Quand je vois la tête de mon agenda (orange vif à l'extérieur, bien noirci à l'intérieur), mon système de to-do lists et d'auto-organisation de plus en plus rodé, et la première réponse qui me vient à l'esprit quand on me demande comment ça va ("très bien mais j'aimerais bien avoir plus de temps devant moi"), je me dis que décidément, j'ai décliné à ma sauce (pimenté de GTD et d'ambitions artistiques floues) le tic maternel d'avoir toujours des choses à faire, et que je ne sais pas comment on fait pour se laisser vivre. Dans le discours familial, "se laisser vivre" est d'ailleurs connoté très négativement, comme s'il y avait forcément quelque chose de mieux à faire de la vie que de simplement la vivre - pas forcément atteindre le Nirvâna ou une révélation métaphysique (ce qui serait plutôt mon horizon personnel), mais se donner de la peine par principe (persistance d'un idéal chrétien mal digéré?).


Difficile de faire quotidiennement le choix conscient du bonheur en se gardant d'un délire de contrôle et de mainmise. Difficile de se laisser un peu la paix, sans lâcher sur l'ambition existentielle, et le refus de laisser "les autres", la société, ses névroses ou simplement l'inertie décider pour soi et tracer la forme de sa vie.

Dans un très intéressant billet, Steve Pavlina engage le lecteur à s'interroger sur ce à quoi il choisit d'accorder son intention. L'idée est bien de redonner à chacun le libre choix de sa dynamique mentale et de ses plis quotidiens, mais ce faisant Pavlina impose malgré tout ses valeurs et sa conception d'une vie réussie (de l'argent et un corps sportif, à tout le moins).

Il propose à l'internaute un exercice intéressant : dans une liste de choses et sujets, noter ceux qui ne méritent pas son attention, ceux qui méritent une certaine attention, et ceux qui méritent pleinement son attention. Puis lister les choses auxquelles, de fait, il emploie son attention au cours d'une journée, et déterminer si elles en valent la peine ou non.

Cet exercice m'a troublée car je me suis aperçue que sur les 117 thèmes hétéroclites qu'il avait listés, les deux tiers me semblaient dignes d'intérêt, et presque la moitié mériter ma pleine attention. Si l'on considère que je ne me suis pas amusée à lister en sus tous les autres sujets qui me paraissaient mériter mon attention (liste potentiellement infinie), on comprendra aisément que pour peu que l'on soit un minimum curieux du monde, des autres et de soi, prioriser ses centres d'intérêt est un casse-tête.

Quelques extraits :

"Simply do the best you can in each moment, and you can continue to upgrade your choices as you go along. Keep pushing yourself to drop low-value activities, and replace them with higher value ones. "

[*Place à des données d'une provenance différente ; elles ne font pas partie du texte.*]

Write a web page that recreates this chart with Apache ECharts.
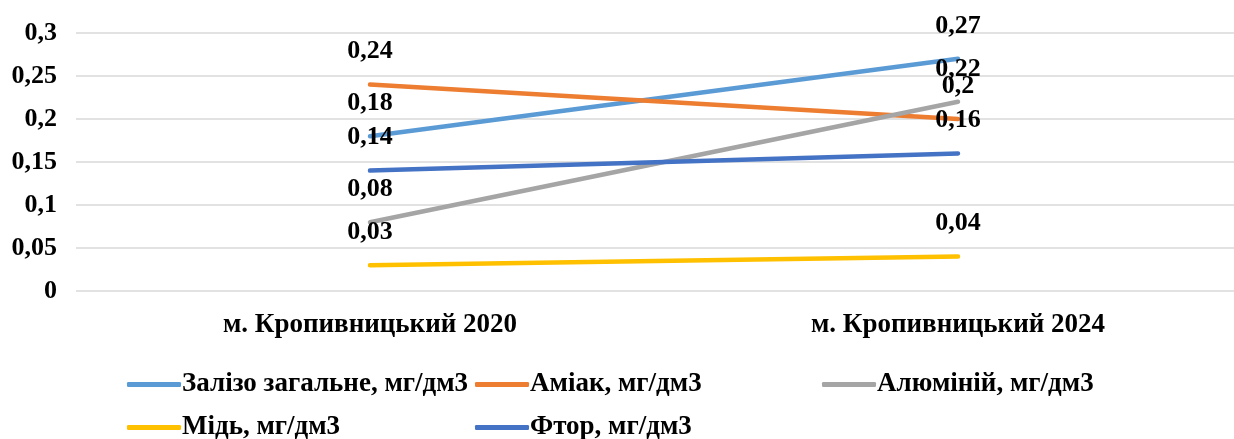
<!DOCTYPE html>
<html>
<head>
<meta charset="utf-8">
<script src="https://cdn.jsdelivr.net/npm/echarts@6/dist/echarts.min.js"></script>
<style>
  html, body { margin: 0; padding: 0; background: #fff; }
  #chart { width: 1234px; height: 439px; }
</style>
</head>
<body>
<div id="chart"></div>
<script>
// Categories and concentrations (мг/дм3)
const categories = ['м. Кропивницький 2020', 'м. Кропивницький 2024'];
const seriesNames = [
  'Залізо загальне, мг/дм3',
  'Аміак, мг/дм3',
  'Алюміній, мг/дм3',
  'Мідь, мг/дм3',
  'Фтор, мг/дм3'
];
const iron = [0.18, 0.27];
const ammonia = [0.24, 0.20];
const aluminium = [0.08, 0.22];
const copper = [0.03, 0.04];
const fluorine = [0.14, 0.16];
const yTicks = [0, 0.05, 0.1, 0.15, 0.2, 0.25, 0.3];

const colors = ['#5B9BD5', '#ED7D31', '#A5A5A5', '#FFC000', '#4472C4'];
const values = [iron, ammonia, aluminium, copper, fluorine];
const FONT = '"Liberation Serif", "Times New Roman", serif';

const fmt = v => String(v).replace('.', ',');

const chart = echarts.init(document.getElementById('chart'), null, { renderer: 'canvas' });

// legend placement: [icon left, top]
const legendPos = [[122, 366], [470, 366], [817, 366], [122, 409], [470, 409]];

chart.setOption({
  animation: false,
  backgroundColor: '#ffffff',
  grid: {
    left: 76, width: 1176, top: 33, bottom: 148,
    containLabel: false,
    outerBoundsMode: 'none'
  },
  legend: seriesNames.map((n, i) => ({
    data: [n],
    left: legendPos[i][0],
    top: legendPos[i][1],
    icon: 'roundRect',
    itemWidth: 54,
    itemHeight: 5,
    itemGap: 6,
    selectedMode: false,
    textStyle: { fontFamily: FONT, fontWeight: 'bold', fontSize: 27, color: '#000', padding: [0, 0, 0, -4] }
  })),
  xAxis: {
    type: 'category',
    data: categories,
    boundaryGap: true,
    axisLine: { show: false },
    axisTick: { show: false },
    axisLabel: {
      margin: 21,
      fontFamily: FONT, fontWeight: 'bold', fontSize: 27, color: '#000'
    }
  },
  yAxis: {
    type: 'value',
    min: yTicks[0],
    max: yTicks[yTicks.length - 1],
    interval: 0.05,
    axisLine: { show: false },
    axisTick: { show: false },
    splitLine: { lineStyle: { color: '#d9d9d9', width: 1.5 } },
    axisLabel: {
      margin: 19,
      formatter: v => fmt(+v.toFixed(2)),
      fontFamily: FONT, fontWeight: 'bold', fontSize: 26, color: '#000'
    }
  },
  series: seriesNames.map((n, i) => ({
    name: n,
    type: 'line',
    data: values[i],
    symbol: 'circle',
    symbolSize: 2,
    showSymbol: true,
    itemStyle: { color: colors[i] },
    lineStyle: { color: colors[i], width: 4.5, cap: 'round' },
    label: {
      show: true,
      position: 'top',
      distance: 19,
      formatter: p => fmt(p.value),
      fontFamily: FONT, fontWeight: 'bold', fontSize: 26, color: '#000'
    },
    labelLayout: { hideOverlap: false },
    z: 2 + i
  }))
});
</script>
</body>
</html>
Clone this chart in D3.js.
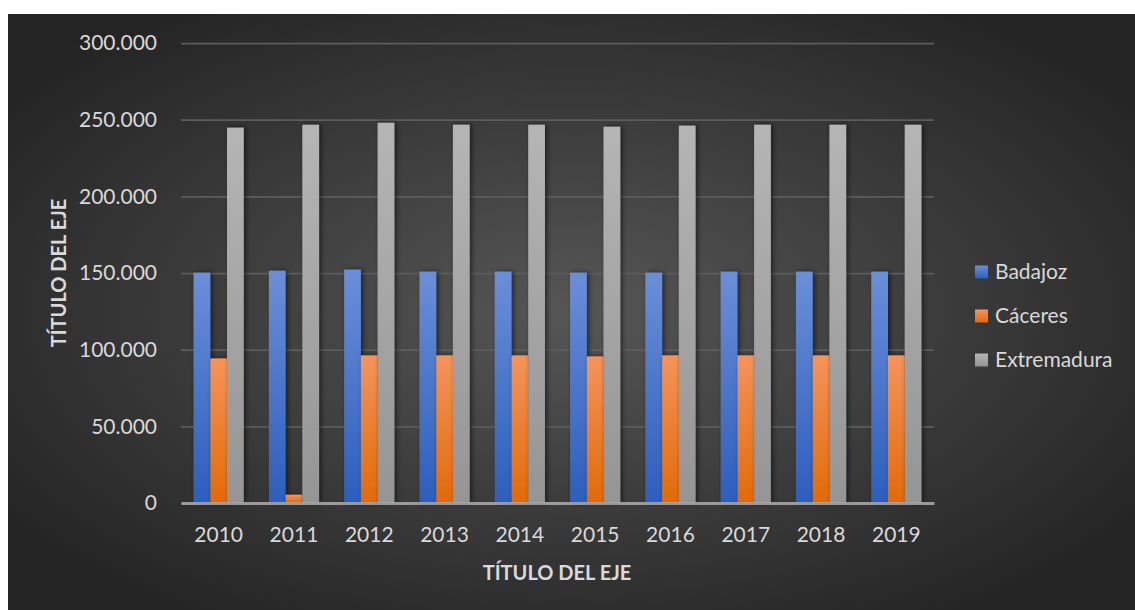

"If you still insist on using the “I don’t know what to do” excuse, then drop to the floor and do push-ups until you think of something that’s a better use of your time than doing push-ups. I suspect your brain will come up with a few ideas very shortly."

"Very often when you reduce the time wasters by dropping low-value relationships and activities from your life, your understanding about what really matters to you will skyrocket. Time wasters will invariably fog your vision. Get rid of them as quickly as you can, and clarity will return. You will not miss the time wasters, even if you feel you’re addicted to them now."